1º Poderão propor ou receber proposta de transação individual simplificada os contribuintes que possuam débitos objeto de contencioso administrativo fiscal com valor superior a R$ 1.000.000,00 (um milhão de reais) e inferior ao limite previsto no inciso I do caput.
2º A transação de débitos em contencioso administrativo fiscal cujo valor seja igual ou inferior aos previstos neste artigo será realizada exclusivamente por adesão à proposta da RFB, devendo ser não conhecidos, nesses casos, os pedidos de propostas individuais”
Dessa forma, percebe-se que a Portaria 208/2022 acaba por limitar impropriamente o alcance da transação individual aos contribuintes que possuam débitos inferiores a R$ 1.000.000,00 (um milhão de reais) no âmbito do contencioso administrativo federal, situação esta não prevista na Lei do Contribuinte Legal, resultando, portanto, numa restrição indevida por parte da portaria, visto que extrapola sua função normativa de mero instrumento regulamentador.
Oportuno ressaltar que, ainda que seja possível a propositura de transação individual simplificada para os contribuintes com dívidas entre 1 e 10 milhões de reais, tal modalidade de transação somente será permitida a partir de 01/01/2023, conforme previsto no art. 75, inciso I da própria Portaria 208/2022.
No mais, apesar da restrição ilegal adotada pela portaria, importante mencionar que esta trouxe considerações muito benéficas no que tange a possibilidade de utilização de créditos de prejuízo fiscal e de base negativa da CSLL (Contribuição Social sobre o Lucro Líquido). Conforme previsto nos art. 33 e 34, o contribuinte poderá utilizar créditos de prejuízo fiscal e de base negativa de CSLL em quaisquer das modalidades de transação, observado o limite de 70% do valor da dívida já com eventuais descontos aplicados.
Tal condição se revela bem diferente da oferecida pela PGFN, em sua Portaria nº 6.757/2022, que restringe tal direito de uso de crédito apenas para os casos envolvendo débitos considerados irrecuperáveis ou de difícil recuperação.
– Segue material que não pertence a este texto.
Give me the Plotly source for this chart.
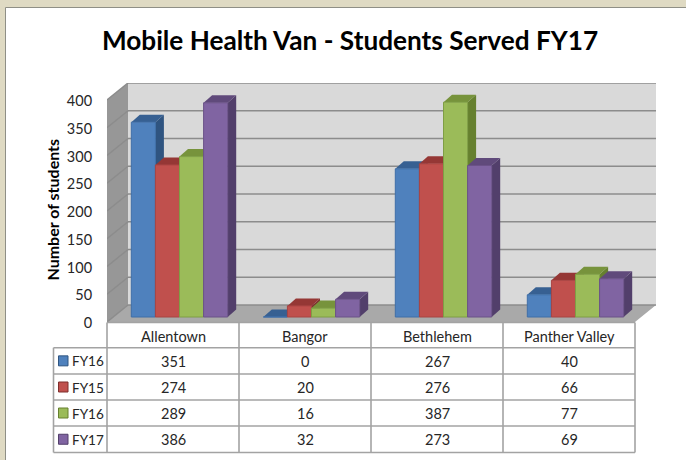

Nítido, portanto, o esforço da Receita Federal em ampliar certas condições de adimplemento, até então quase que completamente inacessíveis para grande dos contribuintes.
Por fim, é valido destacar que a Portaria 208/2022 também prevê a possibilidade de utilização de créditos líquidos e certos em desfavor da União, reconhecidos em decisão judicial transitada em julgado, ou precatórios federais, próprios ou de terceiros, para amortizar ou liquidar os débitos transacionados com a Receita Federal.
Conclui-se que a transação tributária acabou por se tornar um método consolidado no tratamento de resolução fiscal brasileiro, sendo cada vez mais adotado pelos contribuintes (que passam a confiar mais nas instituições) e apreciado pelo Fisco (que demonstra uma capacidade maior de diálogo e boa-fé). Segundo dados veiculados no 4º relatório do Observatório de Transações Tributárias (projeto de pesquisa do Núcleo de Pesquisa em Tributação do Insper), até 01.07.2022 foram transacionados com a PGFN surpreendentes R$ 184,3 bilhões em débitos, o que indica que o oferecimento de transações também junto à RFB deverá impulsionar ainda mais o relacionamento participativo e negocial entre contribuintes e Fisco.
Trata-se, portanto, de mais um caminho de regularização fiscal disponível aos contribuintes e um meio de redução de conflitos tributários que, por vezes, prejudicam a continuidade dos negócios das empresas.